Malta has implemented the EU Anti-Tax Avoidance Directive (ATAD) and we expect that guidelines will be issued in the near future by the Revenue providing further guidance on same. . The IFSP’s work has evolved from the provision of feedback to the authorities on the Directive’s implementation to the manner in which further guidance could be provided.
Virtual financial assets and indeed the entire range of fintech has exploded over the course of 2018, and has come to constitute one of the leading issues for the country. Besides the regulatory and technical aspects, the way virtual assets may be incorporated into the tax system has also been a point of focus for the tax sub-committee. The Tax and EU Affairs sub-committee has worked on the series of guidelines on the tax treatment of virtual financial assets, recently published by the ITU. The three guidelines covering income tax, duty and VAT can be attributed to the IFSP’s Tax Committee’s commitment to innovation, in practice translating into support provided to the ITU. Prior to, and in preparation of drafting the guidelines, the IFSP had previously prepared a paper on the manner in which tax rules and principles could address cryptocurrencies and distributed ledger technology transactions. Work in this nascent sphere is expected to be ongoing.

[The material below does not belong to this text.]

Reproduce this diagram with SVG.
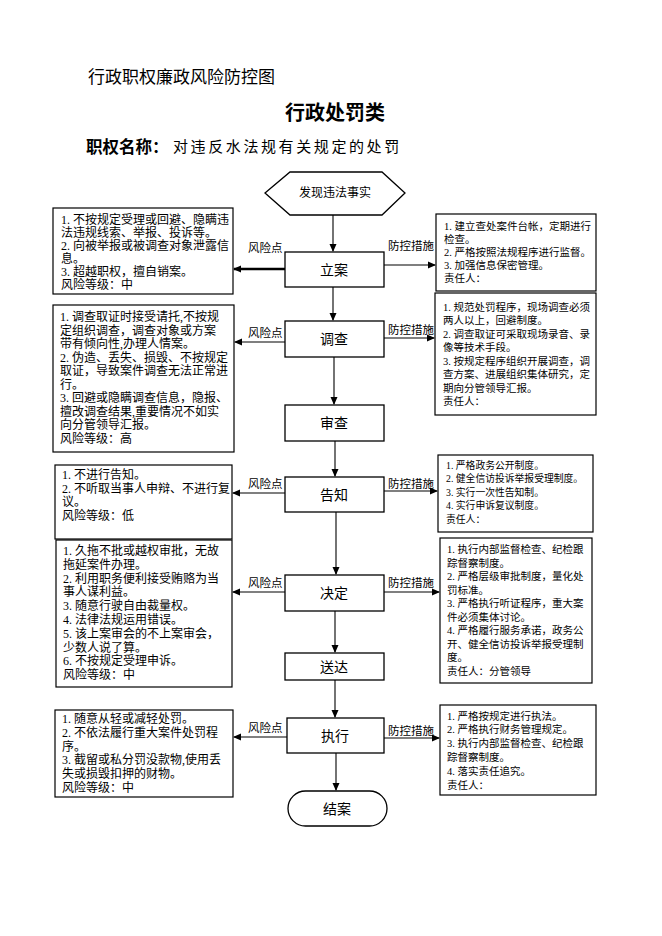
<svg xmlns="http://www.w3.org/2000/svg" width="662" height="936" viewBox="0 0 662 936">
<style>
text{font-family:"Liberation Serif","Noto Sans CJK SC",serif;fill:#000}
.box{fill:#fff;stroke:#000;stroke-width:1.3}
.side{fill:#fff;stroke:#000;stroke-width:1.2}
.ln{stroke:#000;stroke-width:1.1;fill:none}
.c{font-size:14px;text-anchor:middle}
.l{font-size:12px}
.r{font-size:10.5px}
.lab{font-size:11.5px}
</style>
<defs>
<marker id="ah" markerWidth="8" markerHeight="8" refX="7" refY="4" orient="auto" markerUnits="userSpaceOnUse">
<path d="M0,0.5 L8,4 L0,7.5 Z" fill="#000"/>
</marker>
</defs>
<g id="header">
<text x="88" y="83" style="font-size:17px">行政职权廉政风险防控图</text>
<text x="335" y="120" style="font-size:20px;font-weight:bold;text-anchor:middle">行政处罚类</text>
<text x="86" y="153" style="font-size:16.5px;font-weight:bold">职权名称：</text>
<text x="173" y="152" style="font-size:15px;letter-spacing:2.6px">对违反水法规有关规定的处罚</text>
</g>
<g id="start">
<polygon class="box" points="265,193 290,172 382,172 405,193 382,215 290,215"/>
<text class="c" x="335" y="197" style="font-size:12px">发现违法事实</text>
</g>
<g id="lian"><rect class="box" x="285" y="252" width="99" height="35"/><text class="c" x="334" y="275">立案</text></g>
<g id="diaocha"><rect class="box" x="285" y="321" width="99" height="36"/><text class="c" x="334" y="344">调查</text></g>
<g id="shencha"><rect class="box" x="285" y="405" width="99" height="36"/><text class="c" x="334" y="428">审查</text></g>
<g id="gaozhi"><rect class="box" x="285" y="477" width="99" height="35"/><text class="c" x="334" y="500">告知</text></g>
<g id="jueding"><rect class="box" x="285" y="575" width="99" height="36"/><text class="c" x="334" y="598">决定</text></g>
<g id="songda"><rect class="box" x="285" y="653" width="99" height="27"/><text class="c" x="334" y="672">送达</text></g>
<g id="zhixing"><rect class="box" x="287" y="718" width="97" height="35"/><text class="c" x="335" y="741">执行</text></g>
<g id="jiean"><rect class="box" x="288" y="791" width="99" height="35" rx="17.5" ry="17.5"/><text class="c" x="337" y="814">结案</text></g>

<g id="risk1">
<rect class="side" x="53" y="208" width="180" height="86"/>
<text class="l" x="61" y="224">1. 不按规定受理或回避、隐瞒违</text>
<text class="l" x="61" y="237">法违规线索、举报、投诉等。</text>
<text class="l" x="61" y="250">2. 向被举报或被调查对象泄露信</text>
<text class="l" x="61" y="263">息。</text>
<text class="l" x="61" y="276">3. 超越职权，擅自销案。</text>
<text class="l" x="61" y="289">风险等级：中</text>
</g>
<g id="risk2">
<rect class="side" x="53" y="305" width="181" height="147"/>
<text class="l" x="60" y="321">1. 调查取证时接受请托,不按规</text>
<text class="l" x="60" y="334.5">定组织调查，调查对象或方案</text>
<text class="l" x="60" y="348">带有倾向性,办理人情案。</text>
<text class="l" x="60" y="361.5">2. 伪造、丢失、损毁、不按规定</text>
<text class="l" x="60" y="375">取证，导致案件调查无法正常进</text>
<text class="l" x="60" y="388.5">行。</text>
<text class="l" x="60" y="402">3. 回避或隐瞒调查信息，隐报、</text>
<text class="l" x="60" y="415.5">擅改调查结果,重要情况不如实</text>
<text class="l" x="60" y="429">向分管领导汇报。</text>
<text class="l" x="60" y="442.5">风险等级：高</text>
</g>
<g id="risk3">
<rect class="side" x="55" y="465" width="177" height="74"/>
<text class="l" x="62" y="479">1. 不进行告知。</text>
<text class="l" x="62" y="492.5">2. 不听取当事人申辩、不进行复</text>
<text class="l" x="62" y="506">议。</text>
<text class="l" x="62" y="519.5">风险等级：低</text>
</g>
<g id="risk4">
<rect class="side" x="56" y="540" width="176" height="147"/>
<text class="l" x="63" y="555">1. 久拖不批或越权审批，无故</text>
<text class="l" x="63" y="568.8">拖延案件办理。</text>
<text class="l" x="63" y="582.6">2. 利用职务便利接受贿赂为当</text>
<text class="l" x="63" y="596.4">事人谋利益。</text>
<text class="l" x="63" y="610.2">3. 随意行驶自由裁量权。</text>
<text class="l" x="63" y="624">4. 法律法规运用错误。</text>
<text class="l" x="63" y="637.8">5. 该上案审会的不上案审会，</text>
<text class="l" x="63" y="651.6">少数人说了算。</text>
<text class="l" x="63" y="665.4">6. 不按规定受理申诉。</text>
<text class="l" x="63" y="679.2">风险等级：中</text>
</g>
<g id="risk5">
<rect class="side" x="55" y="710" width="178" height="87"/>
<text class="l" x="62" y="723">1. 随意从轻或减轻处罚。</text>
<text class="l" x="62" y="736.8">2. 不依法履行重大案件处罚程</text>
<text class="l" x="62" y="750.6">序。</text>
<text class="l" x="62" y="764.4">3. 截留或私分罚没款物,使用丢</text>
<text class="l" x="62" y="778.2">失或损毁扣押的财物。</text>
<text class="l" x="62" y="792">风险等级：中</text>
</g>

<g id="measure1">
<rect class="side" x="436" y="214" width="160" height="77"/>
<text class="r" x="444" y="230">1. 建立查处案件台帐，定期进行</text>
<text class="r" x="444" y="243">检查。</text>
<text class="r" x="444" y="256">2. 严格按照法规程序进行监督。</text>
<text class="r" x="444" y="269">3. 加强信息保密管理。</text>
<text class="r" x="444" y="282">责任人：</text>
</g>
<g id="measure2">
<rect class="side" x="435" y="293" width="161" height="122"/>
<text class="r" x="443" y="310.5">1. 规范处罚程序，现场调查必须</text>
<text class="r" x="443" y="324">两人以上，回避制度。</text>
<text class="r" x="443" y="337.5">2. 调查取证可采取现场录音、录</text>
<text class="r" x="443" y="351">像等技术手段。</text>
<text class="r" x="443" y="364.5">3. 按规定程序组织开展调查，调</text>
<text class="r" x="443" y="378">查方案、进展组织集体研究，定</text>
<text class="r" x="443" y="391.5">期向分管领导汇报。</text>
<text class="r" x="443" y="405">责任人：</text>
</g>
<g id="measure3">
<rect class="side" x="438" y="455" width="155" height="77"/>
<text class="r" x="446" y="468.5" style="font-size:9.8px">1. 严格政务公开制度。</text>
<text class="r" x="446" y="482" style="font-size:9.8px">2. 健全信访投诉举报受理制度。</text>
<text class="r" x="446" y="495.5" style="font-size:9.8px">3. 实行一次性告知制。</text>
<text class="r" x="446" y="509" style="font-size:9.8px">4. 实行申诉复议制度。</text>
<text class="r" x="446" y="522.5" style="font-size:9.8px">责任人：</text>
</g>
<g id="measure4">
<rect class="side" x="440" y="538" width="152" height="145"/>
<text class="r" x="447" y="553">1. 执行内部监督检查、纪检跟</text>
<text class="r" x="447" y="566.5">踪督察制度。</text>
<text class="r" x="447" y="580">2. 严格层级审批制度，量化处</text>
<text class="r" x="447" y="593.5">罚标准。</text>
<text class="r" x="447" y="607">3. 严格执行听证程序，重大案</text>
<text class="r" x="447" y="620.5">件必须集体讨论。</text>
<text class="r" x="447" y="634">4. 严格履行服务承诺，政务公</text>
<text class="r" x="447" y="647.5">开、健全信访投诉举报受理制</text>
<text class="r" x="447" y="661">度。</text>
<text class="r" x="447" y="674.5">责任人：分管领导</text>
</g>
<g id="measure5">
<rect class="side" x="440" y="705" width="156" height="90"/>
<text class="r" x="447" y="719.5">1. 严格按规定进行执法。</text>
<text class="r" x="447" y="733.3">2. 严格执行财务管理规定。</text>
<text class="r" x="447" y="747.1">3. 执行内部监督检查、纪检跟</text>
<text class="r" x="447" y="760.9">踪督察制度。</text>
<text class="r" x="447" y="774.7">4. 落实责任追究。</text>
<text class="r" x="447" y="788.5">责任人：</text>
</g>

<g id="connectors">
<line class="ln" x1="333" y1="215" x2="333" y2="251" marker-end="url(#ah)"/>
<line class="ln" x1="333" y1="287" x2="333" y2="320" marker-end="url(#ah)"/>
<line class="ln" x1="334" y1="357" x2="334" y2="404" marker-end="url(#ah)"/>
<line class="ln" x1="335" y1="441" x2="335" y2="476" marker-end="url(#ah)"/>
<line class="ln" x1="336" y1="512" x2="336" y2="574" marker-end="url(#ah)"/>
<line class="ln" x1="335" y1="611" x2="335" y2="652" marker-end="url(#ah)"/>
<line class="ln" x1="335" y1="680" x2="335" y2="717" marker-end="url(#ah)"/>
<line class="ln" x1="336" y1="753" x2="336" y2="790" marker-end="url(#ah)"/>

<line class="ln" x1="285" y1="269" x2="234" y2="269" style="stroke-width:2.6" marker-end="url(#ah)"/>
<line class="ln" x1="285" y1="342" x2="235" y2="342" marker-end="url(#ah)"/>
<line class="ln" x1="285" y1="493" x2="233" y2="493" marker-end="url(#ah)"/>
<line class="ln" x1="285" y1="592" x2="233" y2="592" marker-end="url(#ah)"/>
<line class="ln" x1="287" y1="737" x2="234" y2="737" marker-end="url(#ah)"/>

<line class="ln" x1="384" y1="265" x2="435" y2="265" marker-end="url(#ah)"/>
<line class="ln" x1="384" y1="338" x2="434" y2="338" marker-end="url(#ah)"/>
<line class="ln" x1="384" y1="491" x2="437" y2="491" marker-end="url(#ah)"/>
<line class="ln" x1="384" y1="592" x2="439" y2="592" marker-end="url(#ah)"/>
<line class="ln" x1="384" y1="738" x2="439" y2="738" marker-end="url(#ah)"/>

<text class="lab" x="248" y="252">风险点</text>
<text class="lab" x="248" y="337">风险点</text>
<text class="lab" x="248" y="488">风险点</text>
<text class="lab" x="248" y="587">风险点</text>
<text class="lab" x="248" y="732">风险点</text>
<text class="lab" x="388" y="250">防控措施</text>
<text class="lab" x="388" y="334">防控措施</text>
<text class="lab" x="388" y="488">防控措施</text>
<text class="lab" x="388" y="587">防控措施</text>
<text class="lab" x="388" y="735">防控措施</text>
</g>
</svg>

Refunds, unfortunately, remain a problem despite the substantial efforts of the sub-committee working with the International Tax Unit to find an effective solution through the proposal and discussion of possible solutions. Thus far, these efforts have not achieved the success desired. This is unfortunate, but members can rest assured that the sub-committee will continue to engage with the authorities until an effective solution is put in place.
Majority Voting Proposal by EU Commission
On 15 January 2019, the Commission issued a communication on extending qualified majority voting to all EU tax policies. The document suggests a progressive approach to phase out national vetoes on matters of taxation by the end of 2025 and replace the current unanimity rule with Qualified Majority Voting (QMV). Under QMV, the European Parliament and EU Council are co-legislators on an equal footing, and a minimum of sixteen Member States, representing at least 65% of the EU population, must vote in favor of the legislation. Official opposition has been voiced by Malta, Sweden, Cyprus and Ireland. The IFSP’s Tax Committee is in the process coordinating one memo with arguments against such move by the EU, with MIA and MIT.